The PUD's motion of March 29 to compel binding arbitration - taking the case out of federal court - was denied by Justin L. Quackenbush, Senior U.S. District Judge for the Eastern District of Washington.

The gist of the judge's 20-page order was that the PUD asked for arbitration too late. Through their attorneys, the islanders argued that point, saying the PUD should have asked for arbitration early in the lawsuit.

The islanders - the plaintiffs in the suit - argued that the matter should stay in Quackenbush's court. Quackenbush agreed.

"Experienced trial lawyers, as are involved in this case, know how important it is to settle on a forum at the earliest possible opportunity," he said in his summary on July 30.

Quackenbush found that all three requirements for waiver of the arbitration clause in Crescent Bar leases were met: Defendants knew of their existing right to arbitration, acted inconsistently with that right, and prejudiced plaintiffs by inconsistent actions.

"The court has determined that Defendants have waived their right to compel arbitration," Quackenbush said.

Quackenbush noted the motion to compel arbitration was not filed by the PUD until March 29, more than 14 months after the lawsuit was started by the islanders.

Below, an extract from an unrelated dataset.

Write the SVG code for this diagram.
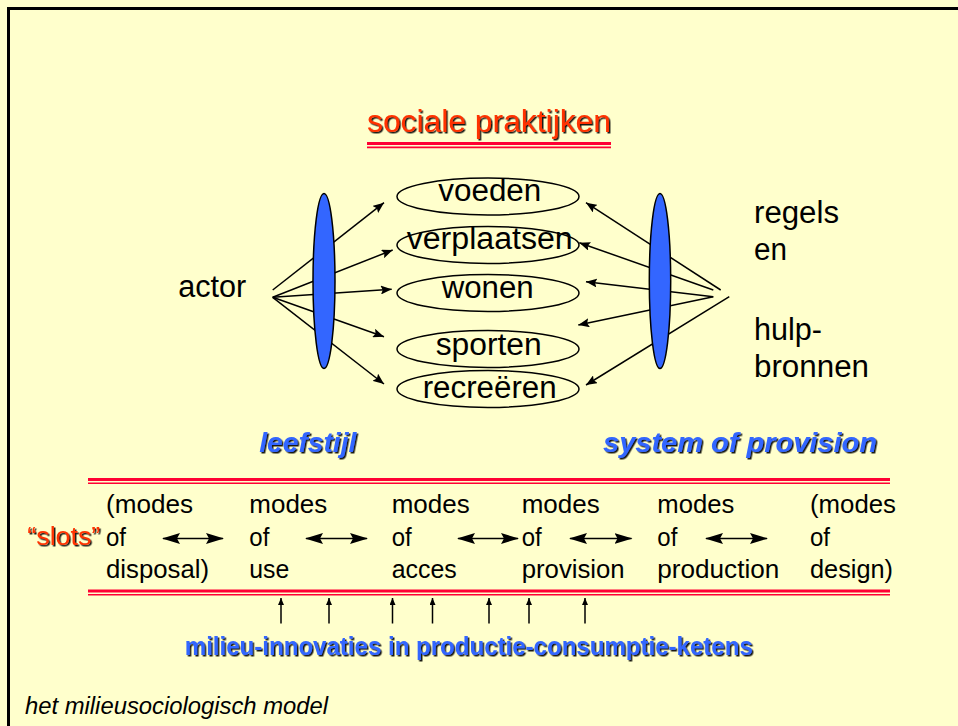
<svg xmlns="http://www.w3.org/2000/svg" width="958" height="726" viewBox="0 0 958 726">
<defs>
<style>
text{font-family:"Liberation Sans",Arial,sans-serif;fill:#000}
.t26{font-size:31px}
.t21{font-size:26px}
.red{fill:#FF3300}
.blue{fill:#3366FF}
.conn{stroke:#000;stroke-width:1.5;fill:none}
.oval{fill:none;stroke:#000;stroke-width:1.5}
.lens{fill:#3366FF;stroke:#000;stroke-width:1.5}
.rl{stroke:#FF0033;fill:none}
</style>
<filter id="sh" x="-5%" y="-20%" width="110%" height="140%">
<feDropShadow dx="1.5" dy="1.5" stdDeviation="0" flood-color="#000" flood-opacity="0.9"/>
</filter>
<marker id="ah" viewBox="0 0 11 9" refX="11" refY="4.5" markerWidth="11" markerHeight="9" markerUnits="userSpaceOnUse" orient="auto">
<path d="M0,0 L11,4.5 L0,9 L2,4.5 z" fill="#000"/>
</marker>
<marker id="dh" viewBox="0 0 18 11" refX="17" refY="5.5" markerWidth="18" markerHeight="11" markerUnits="userSpaceOnUse" orient="auto-start-reverse">
<path d="M0,0 L18,5.5 L0,11 L3,5.5 z" fill="#000"/>
</marker>
<marker id="sh2" viewBox="0 0 7 6" refX="7" refY="3" markerWidth="7" markerHeight="6" markerUnits="userSpaceOnUse" orient="auto">
<path d="M0,0 L7,3 L0,6 z" fill="#000"/>
</marker>
</defs>
<rect x="0" y="0" width="958" height="726" fill="#FFFFCC"/>
<path d="M8.5,730 V8.5 H962" fill="none" stroke="#000" stroke-width="3"/>

<g id="title">
<text x="367" y="131.5" font-size="31" textLength="244" lengthAdjust="spacingAndGlyphs" class="red" filter="url(#sh)">sociale praktijken</text>
<line class="rl" x1="367" y1="143.5" x2="611" y2="143.5" stroke-width="2.8"/>
<line class="rl" x1="367" y1="147.4" x2="611" y2="147.4" stroke-width="1.6"/>
</g>

<g id="connectors">
<line class="conn" x1="272.7" y1="290" x2="384" y2="202.7" marker-end="url(#ah)"/>
<line class="conn" x1="272.7" y1="297.3" x2="392.7" y2="250" marker-end="url(#ah)"/>
<line class="conn" x1="272.7" y1="297.3" x2="391.7" y2="289.3" marker-end="url(#ah)"/>
<line class="conn" x1="272.7" y1="297.3" x2="384" y2="336.7" marker-end="url(#ah)"/>
<line class="conn" x1="272.7" y1="297.3" x2="384" y2="384" marker-end="url(#ah)"/>
<line class="conn" x1="720.7" y1="290" x2="586" y2="202.7" marker-end="url(#ah)"/>
<line class="conn" x1="713.3" y1="290" x2="579.3" y2="242.7" marker-end="url(#ah)"/>
<line class="conn" x1="713.3" y1="296.7" x2="586" y2="281.7" marker-end="url(#ah)"/>
<line class="conn" x1="713.3" y1="296.7" x2="578.3" y2="325" marker-end="url(#ah)"/>
<line class="conn" x1="729.3" y1="296.7" x2="586" y2="385" marker-end="url(#ah)"/>
<line class="conn" stroke-width="2" x1="163" y1="538.5" x2="223" y2="538.5" marker-start="url(#dh)" marker-end="url(#dh)"/>
<line class="conn" stroke-width="2" x1="306" y1="538.5" x2="367" y2="538.5" marker-start="url(#dh)" marker-end="url(#dh)"/>
<line class="conn" stroke-width="2" x1="458" y1="538.5" x2="518" y2="538.5" marker-start="url(#dh)" marker-end="url(#dh)"/>
<line class="conn" stroke-width="2" x1="570" y1="538.5" x2="631.5" y2="538.5" marker-start="url(#dh)" marker-end="url(#dh)"/>
<line class="conn" stroke-width="2" x1="706" y1="538.5" x2="767" y2="538.5" marker-start="url(#dh)" marker-end="url(#dh)"/>
<line class="conn" x1="281" y1="623.5" x2="281" y2="598" marker-end="url(#sh2)"/>
<line class="conn" x1="329" y1="623.5" x2="329" y2="598" marker-end="url(#sh2)"/>
<line class="conn" x1="392.5" y1="623.5" x2="392.5" y2="598" marker-end="url(#sh2)"/>
<line class="conn" x1="432.5" y1="623.5" x2="432.5" y2="598" marker-end="url(#sh2)"/>
<line class="conn" x1="489" y1="623.5" x2="489" y2="598" marker-end="url(#sh2)"/>
<line class="conn" x1="529" y1="623.5" x2="529" y2="598" marker-end="url(#sh2)"/>
<line class="conn" x1="585" y1="623.5" x2="585" y2="598" marker-end="url(#sh2)"/>
</g>

<g id="leefstijl-lens"><ellipse class="lens" cx="324" cy="281" rx="11" ry="87.5"/></g>
<g id="provision-lens"><ellipse class="lens" cx="660" cy="281" rx="10.7" ry="87.5"/></g>

<g id="actor"><text class="t26" x="178.3" y="297.3" font-size="30" textLength="68" lengthAdjust="spacingAndGlyphs">actor</text></g>

<g id="voeden"><ellipse class="oval" cx="488" cy="196.5" rx="91" ry="18.5"/><text class="t26" x="438.3" y="201" textLength="103" lengthAdjust="spacingAndGlyphs">voeden</text></g>
<g id="verplaatsen"><ellipse class="oval" cx="488" cy="245" rx="91" ry="18.5"/><text class="t26" x="406.7" y="249" textLength="166" lengthAdjust="spacingAndGlyphs">verplaatsen</text></g>
<g id="wonen"><ellipse class="oval" cx="488" cy="293" rx="91" ry="18.5"/><text class="t26" x="441.7" y="297.7" textLength="92" lengthAdjust="spacingAndGlyphs">wonen</text></g>
<g id="sporten"><ellipse class="oval" cx="488" cy="349" rx="91" ry="18.5"/><text class="t26" x="435.7" y="355" textLength="106" lengthAdjust="spacingAndGlyphs">sporten</text></g>
<g id="recreeren"><ellipse class="oval" cx="488" cy="389" rx="91" ry="18.5"/><text class="t26" x="422.7" y="398.3" textLength="134" lengthAdjust="spacingAndGlyphs">recreëren</text></g>

<g id="regels">
<text class="t26" x="754" y="223.3" textLength="85" lengthAdjust="spacingAndGlyphs">regels</text>
<text class="t26" x="754" y="260" textLength="33" lengthAdjust="spacingAndGlyphs">en</text>
<text class="t26" x="754" y="340" textLength="68" lengthAdjust="spacingAndGlyphs">hulp-</text>
<text class="t26" x="754" y="377.3" textLength="115" lengthAdjust="spacingAndGlyphs">bronnen</text>
</g>

<g id="labels">
<text x="259.3" y="452.4" font-size="28" font-weight="bold" font-style="italic" class="blue" textLength="97" lengthAdjust="spacingAndGlyphs" filter="url(#sh)">leefstijl</text>
<text x="603" y="452.4" font-size="28" font-weight="bold" font-style="italic" class="blue" textLength="274" lengthAdjust="spacingAndGlyphs" filter="url(#sh)">system of provision</text>
</g>

<g id="slots-band">
<line class="rl" x1="88" y1="479.5" x2="890" y2="479.5" stroke-width="3"/>
<line class="rl" x1="88" y1="483.2" x2="890" y2="483.2" stroke-width="1.6"/>
<line class="rl" x1="88" y1="591" x2="890" y2="591" stroke-width="3"/>
<line class="rl" x1="88" y1="594.7" x2="890" y2="594.7" stroke-width="1.6"/>
<text class="t21 red" x="27.3" y="545" textLength="73" lengthAdjust="spacingAndGlyphs" filter="url(#sh)">“slots”</text>
</g>

<g id="disposal">
<text class="t21" x="106" y="513.3" textLength="87" lengthAdjust="spacingAndGlyphs">(modes</text>
<text class="t21" x="106" y="545.5" textLength="20" lengthAdjust="spacingAndGlyphs">of</text>
<text class="t21" x="106" y="578.3" textLength="103" lengthAdjust="spacingAndGlyphs">disposal)</text>
</g>
<g id="use">
<text class="t21" x="249.3" y="513.3" textLength="78" lengthAdjust="spacingAndGlyphs">modes</text>
<text class="t21" x="249.3" y="545.5" textLength="20" lengthAdjust="spacingAndGlyphs">of</text>
<text class="t21" x="249.3" y="578.3" textLength="40" lengthAdjust="spacingAndGlyphs">use</text>
</g>
<g id="acces">
<text class="t21" x="391.7" y="513.3" textLength="78" lengthAdjust="spacingAndGlyphs">modes</text>
<text class="t21" x="391.7" y="545.5" textLength="20" lengthAdjust="spacingAndGlyphs">of</text>
<text class="t21" x="391.7" y="578.3" textLength="65" lengthAdjust="spacingAndGlyphs">acces</text>
</g>
<g id="provision">
<text class="t21" x="521.7" y="513.3" textLength="78" lengthAdjust="spacingAndGlyphs">modes</text>
<text class="t21" x="521.7" y="545.5" textLength="20" lengthAdjust="spacingAndGlyphs">of</text>
<text class="t21" x="521.7" y="578.3" textLength="103" lengthAdjust="spacingAndGlyphs">provision</text>
</g>
<g id="production">
<text class="t21" x="657.3" y="513.3" textLength="77" lengthAdjust="spacingAndGlyphs">modes</text>
<text class="t21" x="657.3" y="545.5" textLength="20" lengthAdjust="spacingAndGlyphs">of</text>
<text class="t21" x="657.3" y="578.3" textLength="122" lengthAdjust="spacingAndGlyphs">production</text>
</g>
<g id="design">
<text class="t21" x="810" y="513.3" textLength="86" lengthAdjust="spacingAndGlyphs">(modes</text>
<text class="t21" x="810" y="545.5" textLength="20" lengthAdjust="spacingAndGlyphs">of</text>
<text class="t21" x="810" y="578.3" textLength="83" lengthAdjust="spacingAndGlyphs">design)</text>
</g>

<g id="innovaties">
<text x="184.8" y="655.2" font-size="25" font-weight="bold" class="blue" textLength="568" lengthAdjust="spacingAndGlyphs" filter="url(#sh)">milieu-innovaties in productie-consumptie-ketens</text>
</g>

<g id="caption">
<text x="25" y="714.3" font-size="24" font-style="italic" textLength="303" lengthAdjust="spacingAndGlyphs">het milieusociologisch model</text>
</g>
</svg>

By the time of the filing of the motion, he said, the parties and the court had spent extensive time on pleadings, events, discovery, motions, hearings, and rulings by the court. The motion was the 267th entry on the docket sheet of the case.

"In earlier decades and stages of this ongoing controversy, (the 1970s through the 2000s) the Defendants, especially the PUD, might have had an incentive to adopt a 'wait and see' attitude," Quackenbush said. "But to have extended this approach well into litigation, after rulings by the court, is powerful evidence of a parties' election to waive arbitration."

Quackenbush added: "Plaintiffs have strategized and made choices based on proceeding with this case in federal court. They have compiled over a year's worth of time and expenses that would not have been necessary had they known their claims would proceed to arbitration. Defendants' delay has allowed Plaintiffs to undergo the types of litigation expenses arbitration was designed to alleviate."